- _To do_: Emit the data below verbatim, stripping out any pictures.

- _Data shown_:
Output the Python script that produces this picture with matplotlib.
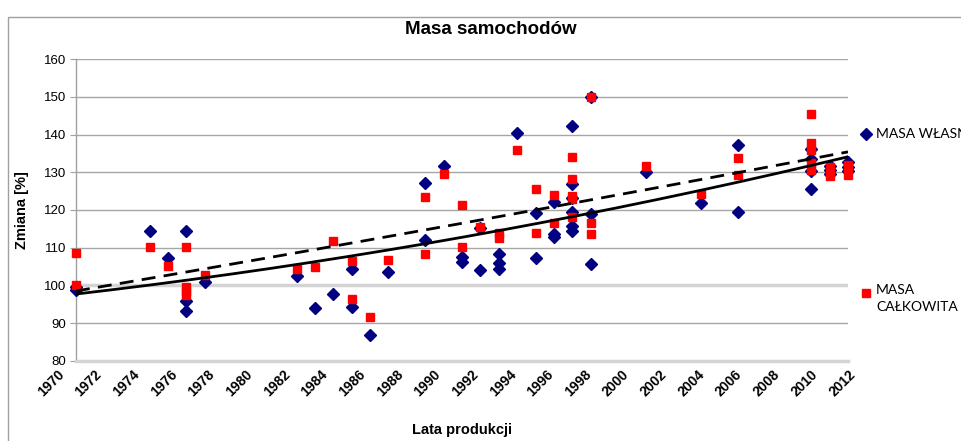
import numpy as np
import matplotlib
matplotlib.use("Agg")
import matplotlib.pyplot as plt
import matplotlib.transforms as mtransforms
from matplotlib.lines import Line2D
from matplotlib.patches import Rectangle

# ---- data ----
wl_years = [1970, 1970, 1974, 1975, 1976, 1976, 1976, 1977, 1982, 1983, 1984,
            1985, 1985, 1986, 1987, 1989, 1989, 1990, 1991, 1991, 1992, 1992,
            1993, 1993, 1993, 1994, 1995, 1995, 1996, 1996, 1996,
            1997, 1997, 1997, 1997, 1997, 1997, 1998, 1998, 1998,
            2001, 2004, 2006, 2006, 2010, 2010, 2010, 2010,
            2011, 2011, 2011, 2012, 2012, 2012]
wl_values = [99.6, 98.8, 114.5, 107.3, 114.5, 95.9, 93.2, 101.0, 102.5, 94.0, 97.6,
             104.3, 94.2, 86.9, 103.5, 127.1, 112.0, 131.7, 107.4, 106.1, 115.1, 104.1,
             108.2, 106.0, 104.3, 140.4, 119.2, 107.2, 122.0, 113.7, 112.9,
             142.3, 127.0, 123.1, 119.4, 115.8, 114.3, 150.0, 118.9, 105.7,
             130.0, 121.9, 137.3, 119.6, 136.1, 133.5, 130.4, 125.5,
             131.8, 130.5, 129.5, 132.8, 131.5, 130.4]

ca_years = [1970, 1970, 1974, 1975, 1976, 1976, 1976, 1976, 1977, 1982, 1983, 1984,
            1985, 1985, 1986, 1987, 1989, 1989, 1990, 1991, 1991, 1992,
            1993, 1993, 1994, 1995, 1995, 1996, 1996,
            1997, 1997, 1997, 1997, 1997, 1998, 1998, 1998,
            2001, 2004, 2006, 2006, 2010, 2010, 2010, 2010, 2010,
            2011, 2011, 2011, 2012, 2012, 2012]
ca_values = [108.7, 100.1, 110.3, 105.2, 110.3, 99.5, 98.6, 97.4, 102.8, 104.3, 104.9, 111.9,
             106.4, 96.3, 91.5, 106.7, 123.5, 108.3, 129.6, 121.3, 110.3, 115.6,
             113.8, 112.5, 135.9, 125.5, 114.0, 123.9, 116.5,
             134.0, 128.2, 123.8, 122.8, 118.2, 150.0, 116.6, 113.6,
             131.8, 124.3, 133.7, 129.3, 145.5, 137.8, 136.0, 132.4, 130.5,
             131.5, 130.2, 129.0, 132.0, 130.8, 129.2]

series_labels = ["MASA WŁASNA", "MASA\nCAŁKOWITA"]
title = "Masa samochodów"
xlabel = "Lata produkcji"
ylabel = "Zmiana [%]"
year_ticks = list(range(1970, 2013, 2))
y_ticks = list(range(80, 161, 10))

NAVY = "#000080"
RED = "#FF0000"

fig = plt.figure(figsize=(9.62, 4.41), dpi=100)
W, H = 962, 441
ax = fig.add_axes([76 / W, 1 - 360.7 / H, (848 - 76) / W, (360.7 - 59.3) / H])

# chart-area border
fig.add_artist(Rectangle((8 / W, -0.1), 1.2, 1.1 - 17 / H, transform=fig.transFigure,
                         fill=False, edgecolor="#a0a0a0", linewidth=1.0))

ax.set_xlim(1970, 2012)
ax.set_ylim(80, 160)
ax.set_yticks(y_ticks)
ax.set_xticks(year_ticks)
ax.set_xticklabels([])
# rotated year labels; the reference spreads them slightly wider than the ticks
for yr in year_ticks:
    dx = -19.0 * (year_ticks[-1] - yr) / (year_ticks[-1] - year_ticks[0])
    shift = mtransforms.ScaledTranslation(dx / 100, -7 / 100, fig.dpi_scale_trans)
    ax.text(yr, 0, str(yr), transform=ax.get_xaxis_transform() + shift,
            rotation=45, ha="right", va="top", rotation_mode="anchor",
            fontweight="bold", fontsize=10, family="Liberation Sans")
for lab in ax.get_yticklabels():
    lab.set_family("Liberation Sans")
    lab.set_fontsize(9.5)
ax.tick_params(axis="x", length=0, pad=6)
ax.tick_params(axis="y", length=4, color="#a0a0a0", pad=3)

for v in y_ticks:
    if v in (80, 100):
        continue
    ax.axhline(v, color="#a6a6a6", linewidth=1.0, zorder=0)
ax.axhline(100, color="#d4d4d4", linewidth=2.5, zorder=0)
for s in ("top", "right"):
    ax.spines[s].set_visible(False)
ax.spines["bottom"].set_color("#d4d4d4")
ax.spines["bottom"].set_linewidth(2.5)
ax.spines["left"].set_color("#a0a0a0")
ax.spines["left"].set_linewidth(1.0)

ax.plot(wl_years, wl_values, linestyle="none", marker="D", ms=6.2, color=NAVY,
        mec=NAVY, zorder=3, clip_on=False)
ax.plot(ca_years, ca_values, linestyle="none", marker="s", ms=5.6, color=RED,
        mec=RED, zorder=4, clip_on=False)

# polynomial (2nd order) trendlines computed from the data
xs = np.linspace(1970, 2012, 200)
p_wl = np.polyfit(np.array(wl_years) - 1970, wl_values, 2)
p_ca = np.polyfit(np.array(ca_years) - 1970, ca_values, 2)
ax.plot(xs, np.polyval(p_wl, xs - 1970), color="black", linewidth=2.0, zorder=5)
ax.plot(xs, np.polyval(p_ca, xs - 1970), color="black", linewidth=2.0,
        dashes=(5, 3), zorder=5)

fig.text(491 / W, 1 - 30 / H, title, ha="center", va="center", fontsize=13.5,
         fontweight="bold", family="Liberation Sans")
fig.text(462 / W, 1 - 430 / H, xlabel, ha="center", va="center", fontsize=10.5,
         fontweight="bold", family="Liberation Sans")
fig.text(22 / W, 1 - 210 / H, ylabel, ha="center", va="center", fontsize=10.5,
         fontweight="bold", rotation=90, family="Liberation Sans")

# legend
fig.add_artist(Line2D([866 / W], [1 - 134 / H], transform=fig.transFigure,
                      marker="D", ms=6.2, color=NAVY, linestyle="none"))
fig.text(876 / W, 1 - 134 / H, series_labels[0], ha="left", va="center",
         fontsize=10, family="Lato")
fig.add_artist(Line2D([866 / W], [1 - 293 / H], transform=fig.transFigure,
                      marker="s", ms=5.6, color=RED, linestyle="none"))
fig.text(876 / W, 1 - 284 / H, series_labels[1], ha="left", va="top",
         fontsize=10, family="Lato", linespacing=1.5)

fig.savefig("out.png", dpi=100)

- _Solution to the problem_:
Output the Python script that produces this picture with matplotlib.
import numpy as np
import matplotlib
matplotlib.use("Agg")
import matplotlib.pyplot as plt
import matplotlib.transforms as mtransforms
from matplotlib.lines import Line2D
from matplotlib.patches import Rectangle

# ---- data ----
wl_years = [1970, 1970, 1974, 1975, 1976, 1976, 1976, 1977, 1982, 1983, 1984,
            1985, 1985, 1986, 1987, 1989, 1989, 1990, 1991, 1991, 1992, 1992,
            1993, 1993, 1993, 1994, 1995, 1995, 1996, 1996, 1996,
            1997, 1997, 1997, 1997, 1997, 1997, 1998, 1998, 1998,
            2001, 2004, 2006, 2006, 2010, 2010, 2010, 2010,
            2011, 2011, 2011, 2012, 2012, 2012]
wl_values = [99.6, 98.8, 114.5, 107.3, 114.5, 95.9, 93.2, 101.0, 102.5, 94.0, 97.6,
             104.3, 94.2, 86.9, 103.5, 127.1, 112.0, 131.7, 107.4, 106.1, 115.1, 104.1,
             108.2, 106.0, 104.3, 140.4, 119.2, 107.2, 122.0, 113.7, 112.9,
             142.3, 127.0, 123.1, 119.4, 115.8, 114.3, 150.0, 118.9, 105.7,
             130.0, 121.9, 137.3, 119.6, 136.1, 133.5, 130.4, 125.5,
             131.8, 130.5, 129.5, 132.8, 131.5, 130.4]

ca_years = [1970, 1970, 1974, 1975, 1976, 1976, 1976, 1976, 1977, 1982, 1983, 1984,
            1985, 1985, 1986, 1987, 1989, 1989, 1990, 1991, 1991, 1992,
            1993, 1993, 1994, 1995, 1995, 1996, 1996,
            1997, 1997, 1997, 1997, 1997, 1998, 1998, 1998,
            2001, 2004, 2006, 2006, 2010, 2010, 2010, 2010, 2010,
            2011, 2011, 2011, 2012, 2012, 2012]
ca_values = [108.7, 100.1, 110.3, 105.2, 110.3, 99.5, 98.6, 97.4, 102.8, 104.3, 104.9, 111.9,
             106.4, 96.3, 91.5, 106.7, 123.5, 108.3, 129.6, 121.3, 110.3, 115.6,
             113.8, 112.5, 135.9, 125.5, 114.0, 123.9, 116.5,
             134.0, 128.2, 123.8, 122.8, 118.2, 150.0, 116.6, 113.6,
             131.8, 124.3, 133.7, 129.3, 145.5, 137.8, 136.0, 132.4, 130.5,
             131.5, 130.2, 129.0, 132.0, 130.8, 129.2]

series_labels = ["MASA WŁASNA", "MASA\nCAŁKOWITA"]
title = "Masa samochodów"
xlabel = "Lata produkcji"
ylabel = "Zmiana [%]"
year_ticks = list(range(1970, 2013, 2))
y_ticks = list(range(80, 161, 10))

NAVY = "#000080"
RED = "#FF0000"

fig = plt.figure(figsize=(9.62, 4.41), dpi=100)
W, H = 962, 441
ax = fig.add_axes([76 / W, 1 - 360.7 / H, (848 - 76) / W, (360.7 - 59.3) / H])

# chart-area border
fig.add_artist(Rectangle((8 / W, -0.1), 1.2, 1.1 - 17 / H, transform=fig.transFigure,
                         fill=False, edgecolor="#a0a0a0", linewidth=1.0))

ax.set_xlim(1970, 2012)
ax.set_ylim(80, 160)
ax.set_yticks(y_ticks)
ax.set_xticks(year_ticks)
ax.set_xticklabels([])
# rotated year labels; the reference spreads them slightly wider than the ticks
for yr in year_ticks:
    dx = -19.0 * (year_ticks[-1] - yr) / (year_ticks[-1] - year_ticks[0])
    shift = mtransforms.ScaledTranslation(dx / 100, -7 / 100, fig.dpi_scale_trans)
    ax.text(yr, 0, str(yr), transform=ax.get_xaxis_transform() + shift,
            rotation=45, ha="right", va="top", rotation_mode="anchor",
            fontweight="bold", fontsize=10, family="Liberation Sans")
for lab in ax.get_yticklabels():
    lab.set_family("Liberation Sans")
    lab.set_fontsize(9.5)
ax.tick_params(axis="x", length=0, pad=6)
ax.tick_params(axis="y", length=4, color="#a0a0a0", pad=3)

for v in y_ticks:
    if v in (80, 100):
        continue
    ax.axhline(v, color="#a6a6a6", linewidth=1.0, zorder=0)
ax.axhline(100, color="#d4d4d4", linewidth=2.5, zorder=0)
for s in ("top", "right"):
    ax.spines[s].set_visible(False)
ax.spines["bottom"].set_color("#d4d4d4")
ax.spines["bottom"].set_linewidth(2.5)
ax.spines["left"].set_color("#a0a0a0")
ax.spines["left"].set_linewidth(1.0)

ax.plot(wl_years, wl_values, linestyle="none", marker="D", ms=6.2, color=NAVY,
        mec=NAVY, zorder=3, clip_on=False)
ax.plot(ca_years, ca_values, linestyle="none", marker="s", ms=5.6, color=RED,
        mec=RED, zorder=4, clip_on=False)

# polynomial (2nd order) trendlines computed from the data
xs = np.linspace(1970, 2012, 200)
p_wl = np.polyfit(np.array(wl_years) - 1970, wl_values, 2)
p_ca = np.polyfit(np.array(ca_years) - 1970, ca_values, 2)
ax.plot(xs, np.polyval(p_wl, xs - 1970), color="black", linewidth=2.0, zorder=5)
ax.plot(xs, np.polyval(p_ca, xs - 1970), color="black", linewidth=2.0,
        dashes=(5, 3), zorder=5)

fig.text(491 / W, 1 - 30 / H, title, ha="center", va="center", fontsize=13.5,
         fontweight="bold", family="Liberation Sans")
fig.text(462 / W, 1 - 430 / H, xlabel, ha="center", va="center", fontsize=10.5,
         fontweight="bold", family="Liberation Sans")
fig.text(22 / W, 1 - 210 / H, ylabel, ha="center", va="center", fontsize=10.5,
         fontweight="bold", rotation=90, family="Liberation Sans")

# legend
fig.add_artist(Line2D([866 / W], [1 - 134 / H], transform=fig.transFigure,
                      marker="D", ms=6.2, color=NAVY, linestyle="none"))
fig.text(876 / W, 1 - 134 / H, series_labels[0], ha="left", va="center",
         fontsize=10, family="Lato")
fig.add_artist(Line2D([866 / W], [1 - 293 / H], transform=fig.transFigure,
                      marker="s", ms=5.6, color=RED, linestyle="none"))
fig.text(876 / W, 1 - 284 / H, series_labels[1], ha="left", va="top",
         fontsize=10, family="Lato", linespacing=1.5)

fig.savefig("out.png", dpi=100)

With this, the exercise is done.